■ WHAT NEEDS TO BE DONE
Return exactly, and only, the lines from the one holding "Recreate this image as a LaTeX" through the one holding "(nv) at (683,413)", both included; the pictures stay out.

■ GIVEN RECORDS
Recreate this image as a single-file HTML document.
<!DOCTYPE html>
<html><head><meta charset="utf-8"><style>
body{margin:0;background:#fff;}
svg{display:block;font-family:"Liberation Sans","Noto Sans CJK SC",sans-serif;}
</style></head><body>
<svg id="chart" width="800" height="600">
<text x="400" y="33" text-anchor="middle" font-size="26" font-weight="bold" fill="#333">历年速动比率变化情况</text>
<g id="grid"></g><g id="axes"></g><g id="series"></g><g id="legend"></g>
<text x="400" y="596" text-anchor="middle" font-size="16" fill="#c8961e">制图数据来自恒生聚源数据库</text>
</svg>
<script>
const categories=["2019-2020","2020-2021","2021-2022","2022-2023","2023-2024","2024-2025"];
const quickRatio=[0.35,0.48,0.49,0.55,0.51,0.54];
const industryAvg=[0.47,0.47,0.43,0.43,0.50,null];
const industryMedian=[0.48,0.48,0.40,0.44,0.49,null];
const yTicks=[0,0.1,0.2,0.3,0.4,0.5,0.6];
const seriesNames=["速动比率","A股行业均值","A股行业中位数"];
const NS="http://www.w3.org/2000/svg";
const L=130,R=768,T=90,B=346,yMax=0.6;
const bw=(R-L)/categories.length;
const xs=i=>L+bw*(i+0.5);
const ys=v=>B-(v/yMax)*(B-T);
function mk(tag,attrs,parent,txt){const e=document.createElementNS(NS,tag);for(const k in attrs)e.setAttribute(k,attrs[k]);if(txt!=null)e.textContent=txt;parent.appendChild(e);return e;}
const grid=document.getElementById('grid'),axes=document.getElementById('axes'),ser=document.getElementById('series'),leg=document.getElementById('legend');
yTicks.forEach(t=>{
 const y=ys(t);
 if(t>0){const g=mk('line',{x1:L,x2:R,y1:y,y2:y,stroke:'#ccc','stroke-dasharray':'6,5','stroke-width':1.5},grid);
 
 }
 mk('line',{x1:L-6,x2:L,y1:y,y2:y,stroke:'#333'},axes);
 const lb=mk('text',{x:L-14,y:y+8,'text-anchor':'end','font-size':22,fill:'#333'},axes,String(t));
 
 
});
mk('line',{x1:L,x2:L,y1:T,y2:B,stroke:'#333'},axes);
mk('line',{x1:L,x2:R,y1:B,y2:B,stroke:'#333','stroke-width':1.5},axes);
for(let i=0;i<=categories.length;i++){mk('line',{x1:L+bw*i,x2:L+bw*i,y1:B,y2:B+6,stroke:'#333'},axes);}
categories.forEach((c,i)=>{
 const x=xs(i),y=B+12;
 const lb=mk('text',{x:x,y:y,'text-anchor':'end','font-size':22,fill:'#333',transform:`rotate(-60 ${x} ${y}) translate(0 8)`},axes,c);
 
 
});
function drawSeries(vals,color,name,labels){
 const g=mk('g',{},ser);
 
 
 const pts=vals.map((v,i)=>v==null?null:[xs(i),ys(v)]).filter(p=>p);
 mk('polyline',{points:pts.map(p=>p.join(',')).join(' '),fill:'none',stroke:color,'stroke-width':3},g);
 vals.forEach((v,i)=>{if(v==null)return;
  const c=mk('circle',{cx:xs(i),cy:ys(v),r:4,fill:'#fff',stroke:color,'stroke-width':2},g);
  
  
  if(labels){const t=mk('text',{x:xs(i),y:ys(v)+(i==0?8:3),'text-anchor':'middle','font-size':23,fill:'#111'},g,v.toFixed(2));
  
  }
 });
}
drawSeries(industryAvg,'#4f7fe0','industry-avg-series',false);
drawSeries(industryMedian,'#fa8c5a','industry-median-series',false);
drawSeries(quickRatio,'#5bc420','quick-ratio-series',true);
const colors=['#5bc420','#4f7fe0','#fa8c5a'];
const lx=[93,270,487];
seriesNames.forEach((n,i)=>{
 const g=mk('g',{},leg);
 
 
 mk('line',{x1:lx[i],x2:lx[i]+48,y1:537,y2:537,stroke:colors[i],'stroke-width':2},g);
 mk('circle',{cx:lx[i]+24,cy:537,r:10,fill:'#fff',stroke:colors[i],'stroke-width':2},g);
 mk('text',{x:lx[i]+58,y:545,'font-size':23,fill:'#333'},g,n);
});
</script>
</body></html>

---

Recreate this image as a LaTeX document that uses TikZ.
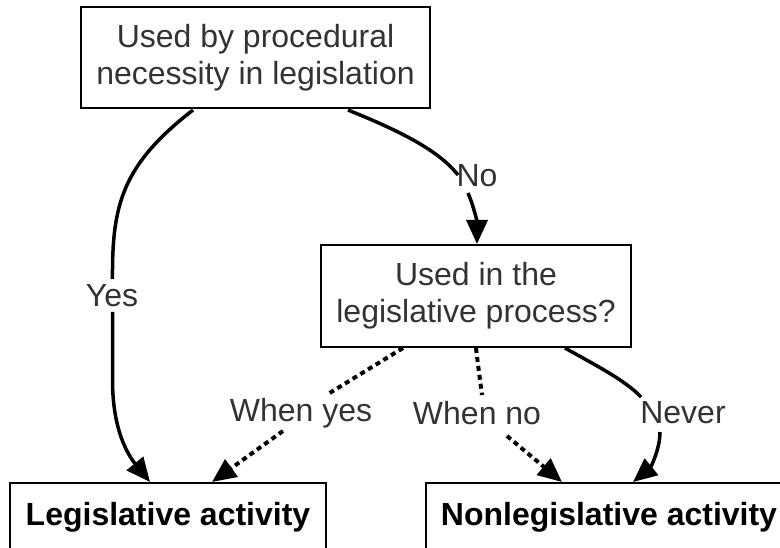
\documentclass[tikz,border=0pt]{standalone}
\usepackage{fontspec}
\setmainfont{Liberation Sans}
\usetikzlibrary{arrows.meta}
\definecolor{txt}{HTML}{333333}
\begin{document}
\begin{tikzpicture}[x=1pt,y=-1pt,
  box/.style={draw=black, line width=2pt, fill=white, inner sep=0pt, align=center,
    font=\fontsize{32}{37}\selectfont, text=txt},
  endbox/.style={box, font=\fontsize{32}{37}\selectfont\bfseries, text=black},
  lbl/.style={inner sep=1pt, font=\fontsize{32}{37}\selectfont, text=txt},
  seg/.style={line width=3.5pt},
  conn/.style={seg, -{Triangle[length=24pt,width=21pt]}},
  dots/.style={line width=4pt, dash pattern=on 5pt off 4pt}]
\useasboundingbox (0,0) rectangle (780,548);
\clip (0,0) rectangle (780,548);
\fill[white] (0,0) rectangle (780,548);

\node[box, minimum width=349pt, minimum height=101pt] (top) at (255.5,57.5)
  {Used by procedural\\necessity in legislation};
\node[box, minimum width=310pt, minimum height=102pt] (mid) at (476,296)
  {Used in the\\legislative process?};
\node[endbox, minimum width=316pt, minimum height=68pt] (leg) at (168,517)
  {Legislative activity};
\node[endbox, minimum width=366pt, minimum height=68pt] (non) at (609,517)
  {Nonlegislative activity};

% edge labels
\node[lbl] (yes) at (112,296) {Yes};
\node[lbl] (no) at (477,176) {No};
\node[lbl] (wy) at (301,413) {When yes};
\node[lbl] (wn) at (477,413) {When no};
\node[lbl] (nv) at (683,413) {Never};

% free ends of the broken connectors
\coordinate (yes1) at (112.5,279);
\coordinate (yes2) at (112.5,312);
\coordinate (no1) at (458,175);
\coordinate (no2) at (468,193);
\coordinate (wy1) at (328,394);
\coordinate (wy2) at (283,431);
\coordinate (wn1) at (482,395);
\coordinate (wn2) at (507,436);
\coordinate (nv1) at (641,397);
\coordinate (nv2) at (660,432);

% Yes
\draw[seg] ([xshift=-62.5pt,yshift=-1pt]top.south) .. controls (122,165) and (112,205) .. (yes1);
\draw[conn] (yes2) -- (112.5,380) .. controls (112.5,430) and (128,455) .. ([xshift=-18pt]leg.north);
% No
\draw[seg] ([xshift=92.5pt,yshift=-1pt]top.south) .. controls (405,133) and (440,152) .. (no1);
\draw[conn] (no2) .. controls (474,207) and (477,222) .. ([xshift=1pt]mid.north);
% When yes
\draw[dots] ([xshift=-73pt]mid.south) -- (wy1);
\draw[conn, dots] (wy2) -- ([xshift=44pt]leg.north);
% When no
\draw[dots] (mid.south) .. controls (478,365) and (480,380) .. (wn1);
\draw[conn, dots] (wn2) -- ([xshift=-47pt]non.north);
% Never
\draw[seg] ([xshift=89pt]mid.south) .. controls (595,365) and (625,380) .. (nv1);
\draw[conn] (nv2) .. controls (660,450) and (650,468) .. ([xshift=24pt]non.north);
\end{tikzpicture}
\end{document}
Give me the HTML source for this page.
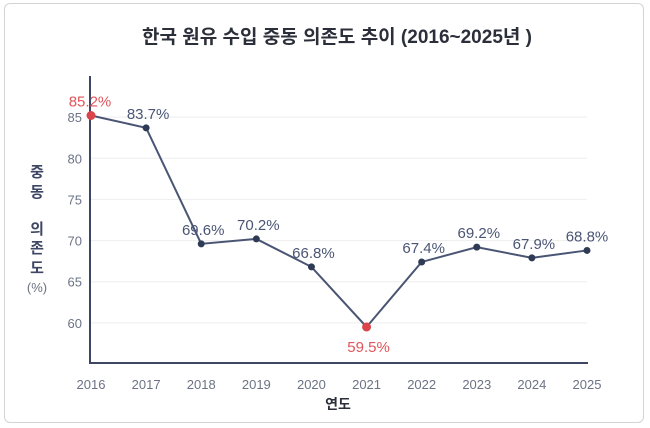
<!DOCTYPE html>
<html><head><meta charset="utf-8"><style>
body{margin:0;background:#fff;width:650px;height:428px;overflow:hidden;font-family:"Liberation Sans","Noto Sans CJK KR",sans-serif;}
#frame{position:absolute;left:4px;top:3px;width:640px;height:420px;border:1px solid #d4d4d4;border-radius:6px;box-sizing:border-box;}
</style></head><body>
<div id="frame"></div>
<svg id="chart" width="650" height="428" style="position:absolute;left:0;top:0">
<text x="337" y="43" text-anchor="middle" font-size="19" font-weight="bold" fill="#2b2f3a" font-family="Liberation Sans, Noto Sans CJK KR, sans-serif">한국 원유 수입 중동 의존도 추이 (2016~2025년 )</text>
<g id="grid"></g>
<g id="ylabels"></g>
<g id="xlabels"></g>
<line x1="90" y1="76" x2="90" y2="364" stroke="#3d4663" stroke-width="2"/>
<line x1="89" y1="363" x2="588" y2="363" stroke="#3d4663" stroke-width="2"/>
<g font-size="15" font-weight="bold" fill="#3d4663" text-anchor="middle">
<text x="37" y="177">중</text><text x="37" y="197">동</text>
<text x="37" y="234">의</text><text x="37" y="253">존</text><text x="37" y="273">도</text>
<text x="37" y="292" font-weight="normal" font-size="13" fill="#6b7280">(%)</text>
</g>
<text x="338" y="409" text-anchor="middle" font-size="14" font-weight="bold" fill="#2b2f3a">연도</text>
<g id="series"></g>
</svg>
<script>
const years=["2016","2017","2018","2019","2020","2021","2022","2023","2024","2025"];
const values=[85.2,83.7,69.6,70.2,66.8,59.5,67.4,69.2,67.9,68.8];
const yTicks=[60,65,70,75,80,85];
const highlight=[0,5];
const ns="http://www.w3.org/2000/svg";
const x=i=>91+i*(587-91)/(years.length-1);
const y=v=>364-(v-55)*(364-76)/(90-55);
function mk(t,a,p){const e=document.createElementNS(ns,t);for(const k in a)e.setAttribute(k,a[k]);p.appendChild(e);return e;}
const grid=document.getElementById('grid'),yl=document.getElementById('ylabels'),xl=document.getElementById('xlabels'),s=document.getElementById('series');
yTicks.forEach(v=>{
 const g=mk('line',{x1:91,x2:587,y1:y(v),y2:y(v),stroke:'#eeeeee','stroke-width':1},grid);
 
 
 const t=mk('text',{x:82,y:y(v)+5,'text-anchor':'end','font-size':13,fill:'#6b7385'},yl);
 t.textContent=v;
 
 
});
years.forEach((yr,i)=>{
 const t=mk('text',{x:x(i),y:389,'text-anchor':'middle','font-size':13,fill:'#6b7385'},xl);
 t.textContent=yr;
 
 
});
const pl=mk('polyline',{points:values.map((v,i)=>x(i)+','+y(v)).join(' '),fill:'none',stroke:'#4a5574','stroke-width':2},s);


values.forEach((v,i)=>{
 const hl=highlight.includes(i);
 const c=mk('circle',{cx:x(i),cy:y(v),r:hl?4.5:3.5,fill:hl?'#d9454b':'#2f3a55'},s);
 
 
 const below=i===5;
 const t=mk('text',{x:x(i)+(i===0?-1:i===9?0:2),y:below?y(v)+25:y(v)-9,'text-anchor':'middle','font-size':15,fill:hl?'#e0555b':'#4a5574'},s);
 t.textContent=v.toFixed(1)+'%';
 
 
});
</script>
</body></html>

--

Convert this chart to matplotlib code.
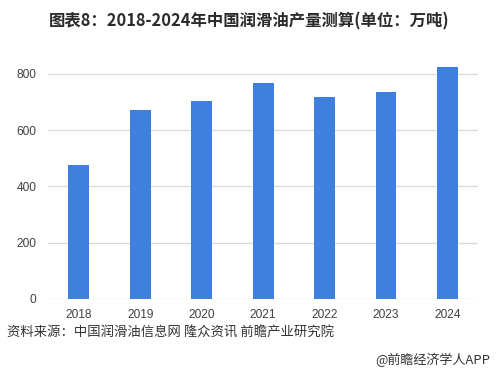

■ CORRECT OUTPUT
Recreate this image as a LaTeX document that uses TikZ.
\documentclass[tikz,border=0pt]{standalone}
\usepackage{fontspec}
\setmainfont{Liberation Sans}
\usetikzlibrary{arrows.meta}
\definecolor{txt}{HTML}{333333}
\begin{document}
\begin{tikzpicture}[x=1pt,y=-1pt,
  box/.style={draw=black, line width=2pt, fill=white, inner sep=0pt, align=center,
    font=\fontsize{32}{37}\selectfont, text=txt},
  endbox/.style={box, font=\fontsize{32}{37}\selectfont\bfseries, text=black},
  lbl/.style={inner sep=1pt, font=\fontsize{32}{37}\selectfont, text=txt},
  seg/.style={line width=3.5pt},
  conn/.style={seg, -{Triangle[length=24pt,width=21pt]}},
  dots/.style={line width=4pt, dash pattern=on 5pt off 4pt}]
\useasboundingbox (0,0) rectangle (780,548);
\clip (0,0) rectangle (780,548);
\fill[white] (0,0) rectangle (780,548);

\node[box, minimum width=349pt, minimum height=101pt] (top) at (255.5,57.5)
  {Used by procedural\\necessity in legislation};
\node[box, minimum width=310pt, minimum height=102pt] (mid) at (476,296)
  {Used in the\\legislative process?};
\node[endbox, minimum width=316pt, minimum height=68pt] (leg) at (168,517)
  {Legislative activity};
\node[endbox, minimum width=366pt, minimum height=68pt] (non) at (609,517)
  {Nonlegislative activity};

% edge labels
\node[lbl] (yes) at (112,296) {Yes};
\node[lbl] (no) at (477,176) {No};
\node[lbl] (wy) at (301,413) {When yes};
\node[lbl] (wn) at (477,413) {When no};
\node[lbl] (nv) at (683,413) {Never};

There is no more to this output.